This article, “Proof Positive, invest in cash-flow properties” gave me a good laugh. The author advises people to take $150,000 and buy 3 $160,000 townhomes (or priced in that range) and rent them out for a yearly profit after expenses of “$2,460 positive cash flow per year” (each, or about $7500 a year total.)
This guy has never been a landlord. The average tenant never stays longer than 2 years and often less, and when they leave, you find they had pets in violation of the lease, the carpets may be ruined, along with some of the appliances, and the whole interior has to be cleaned and repainted. They may not have paid the last 2 months rent, (having paid 1st and last) telling you to apply their deposit to the last month even though the deposit was less and is supposed to cover the damage they did. So forth and so on. Or they may just stop paying rent and you have to hire an attorney to evict them, which could take more months depending on your state. It may take you several months to find a new tenant and you’ll have lost all those months rent. The taxes on all 3 places have probably gone up since you bought them. Your actual yearly profit may be zero or a loss.
Okay. Now let’s take that same $150,000 and buy 3 older double-wide mobile homes, aka “manufactured housing”, each on their own lots. There are many, many communities all over the U.S. where you can do this and no doubt there are plenty near you. Always buy places near where you live and NEVER in mobile home parks. It’s a rule. They must be on their own city lots.
Pay cash for each place. That $50K is Full Price. Make sure they have good roofs, wiring and the floors are not rotted. Carpets have to be in good shape and they have to have good, clean and working stoves and refrigerators. You can rent these for $500 to $600 each. You’ll be renting to people on welfare, HUD, people with drinking/drug problems, bad credit and so forth, so you need to get references and CHECK OUT ALL THE REFERENCES. Absolutely do a check on credit/evictions/criminal history and never rent to anyone obviously stoned or drunk, with convictions of violence or drugs, or having been previously evicted. All of these people will trash the place.
If their last two landlords said they were okay, they’re a pretty safe bet. If the prospective tenants say they’ve been living with Mom or Dad or Aunt Sadie and have no landlord references it’s because they were kicked out or evicted. Don’t rent to them. It’s another rule.
So. You now have 3 places all paid for, no mortgages, rented for $500 a month each. That’s a total of $18,000 a year as opposed to $7500, and you don’t have mortgage payments. Out of that you have about $1500 a year in property taxes and you will average a net loss of 2 months worth of rent each, per year, in cleaning and repairs. That’s another $3000 off, total $4500 deducted from $18,000 gives you an average yearly net of $13,500!
When you go to sell these places, you will be able to sell them for what you paid for them, provided that you spent that repair money that’s allotted and kept them up.

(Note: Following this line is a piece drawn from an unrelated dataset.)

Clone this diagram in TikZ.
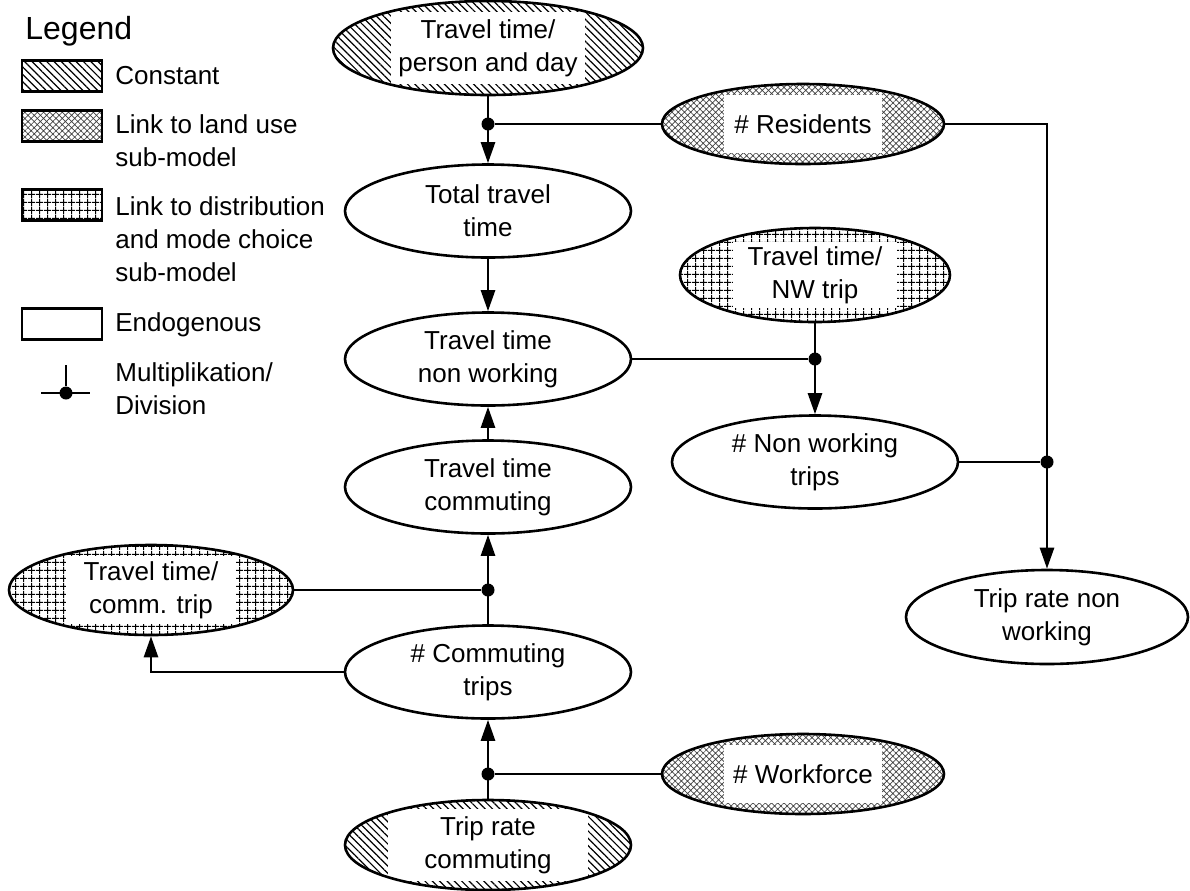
\documentclass[tikz,border=0pt]{standalone}
\usepackage{fontspec}
\setmainfont{Liberation Sans}
\usetikzlibrary{shapes.geometric,arrows.meta,patterns.meta}

\tikzset{
  box/.style={ellipse, draw, line width=1.3pt, inner sep=0pt, align=center,
    minimum width=143pt, minimum height=46.5pt},
  pconst/.style={pattern={Lines[angle=-45,distance=2.6pt,line width=0.6pt]}},
  pland/.style={pattern={Hatch[angle=45,distance=2.2pt,line width=0.35pt]}, pattern color=black!75},
  pdist/.style={pattern={Hatch[angle=0,distance=4pt,line width=0.5pt]}},
  wbox/.style 2 args={path picture={\fill[white]
      ([shift={(-#1,-#2)}]path picture bounding box.center) rectangle
      ([shift={(#1,#2)}]path picture bounding box.center);}},
  arr/.style={-{Triangle[length=10.5pt,width=7pt]}, line width=1.3pt},
  link/.style={line width=1.3pt},
  dot/.style={circle, fill, inner sep=0pt, minimum size=6.5pt},
  legbox/.style={draw, line width=1.3pt, minimum width=40pt, minimum height=15.5pt, inner sep=0pt},
  legtext/.style={anchor=west, align=left, inner sep=0pt},
}

\begin{document}
\begin{tikzpicture}[x=0.5pt, y=-0.5pt, font=\fontsize{13}{16.5}\selectfont]
  \useasboundingbox (0,0) rectangle (1190,890);

  % legend
  \node[anchor=west, inner sep=0pt, font=\fontsize{16}{19}\selectfont] (legend) at (25,31) {Legend};
  \node[legbox, pconst] (lconst) at (62,76) {};
  \node[legtext] (tconst) at (115,76) {Constant};
  \node[legbox, pland] (lland) at (62,126) {};
  \node[legtext] (tland) at (115,141) {Link to land use\\sub-model};
  \node[legbox, pdist] (ldist) at (62,205) {};
  \node[legtext] (tdist) at (115,239) {Link to distribution\\and mode choice\\sub-model};
  \node[legbox] (lendo) at (62,324) {};
  \node[legtext] (tendo) at (115,325) {Endogenous};
  \node[dot] (ldot) at (66,393) {};
  \draw[link] (66,365) -- (ldot) (41,393) -- (90,393);
  \node[legtext] (tmult) at (115,389) {Multiplikation/\\Division};

  % model
  \node[box, pconst, wbox={97}{36}, minimum width=155pt, minimum height=47pt] (ttday) at (488,48) {Travel time/\\person and day};
  \node[box, pland, wbox={79}{29}, minimum width=141pt, minimum height=40pt] (res) at (803,124) {\# Residents};
  \node[box] (total) at (488,211) {Total travel\\time};
  \node[box, pdist, wbox={82}{33}, minimum width=135pt, minimum height=47pt] (nwtt) at (815,275) {Travel time/\\NW trip};
  \node[box] (ttnw) at (488,359) {Travel time\\non working};
  \node[box] (nwtrips) at (815,462) {\# Non working\\trips};
  \node[box] (ttcomm) at (488,487) {Travel time\\commuting};
  \node[box, minimum width=141pt, minimum height=47pt] (trnw) at (1047,617) {Trip rate non\\working};
  \node[box, pdist, wbox={85}{34}, minimum width=142pt, minimum height=45pt] (cttrip) at (151,590) {Travel time/\\comm. trip};
  \node[box] (commtrips) at (488,672) {\# Commuting\\trips};
  \node[box, pland, wbox={79}{29}, minimum width=141pt, minimum height=40pt] (work) at (803,774) {\# Workforce};
  \node[box, pconst, wbox={100}{36}, minimum height=45pt] (trcomm) at (488,845) {Trip rate\\commuting};

  % junctions
  \node[dot] (j1) at (ttday |- res) {};
  \node[dot] (j2) at (nwtt |- ttnw) {};
  \node[dot] (j3) at (trnw |- nwtrips) {};
  \node[dot] (j4) at (commtrips |- cttrip) {};
  \node[dot] (j5) at (commtrips |- work) {};

  \draw[arr] (ttday) -- (total);
  \draw[link] (res) -- (j1);
  \draw[arr] (total) -- (ttnw);
  \draw[arr] (ttcomm) -- (ttnw);
  \draw[link] (ttnw) -- (j2);
  \draw[arr] (nwtt) -- (nwtrips);
  \draw[arr] (res) -| (trnw);
  \draw[link] (nwtrips) -- (j3);
  \draw[arr] (commtrips) -- (ttcomm);
  \draw[link] (cttrip) -- (j4);
  \draw[arr] (commtrips) -| (cttrip);
  \draw[arr] (trcomm) -- (commtrips);
  \draw[link] (work) -- (j5);
\end{tikzpicture}
\end{document}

They may not increase in value but chances are your 3 fancy townhouses didn’t either. But if you hold these for 11 years, you will have made back your $150,000 and you’ll still have $150,000 in equity, because once old manufactured homes hit their bottom price, they never go lower as long as they’re maintained in good shape.
With the townhouses, it’s a gamble. They may go up in value or the neighborhood could become a slum, turn out to be on an earthquake fault or a hazardous waste dumping site, who knows? The old manufactured homes will be in an older neighborhood that’s stood the test of time. Everything in life has some risk but with these it’s minimal.
If you get a bad tenant who utterly wipes out the place, you still have the land value, which should be about $30,000 to $35,000. If you maintained insurance, that will replace the trailer, and your loss will be mainly confined to monthly revenue.
If you get a bad tenant in your fancy townhouse, who burns it to the ground, your insurance won’t cover your mortgage payments while the place is being rebuilt, your co-pay on the insurance may be $20,000 or more, and your total losses could wipe out every dime you made on this and the other 2 townhouses for the past 4 or 5 years!
So if you want to get on this Cash-Flow real estate bandwagon, take a hard look at the realities and be prepared to be very hard-nosed as a landlord.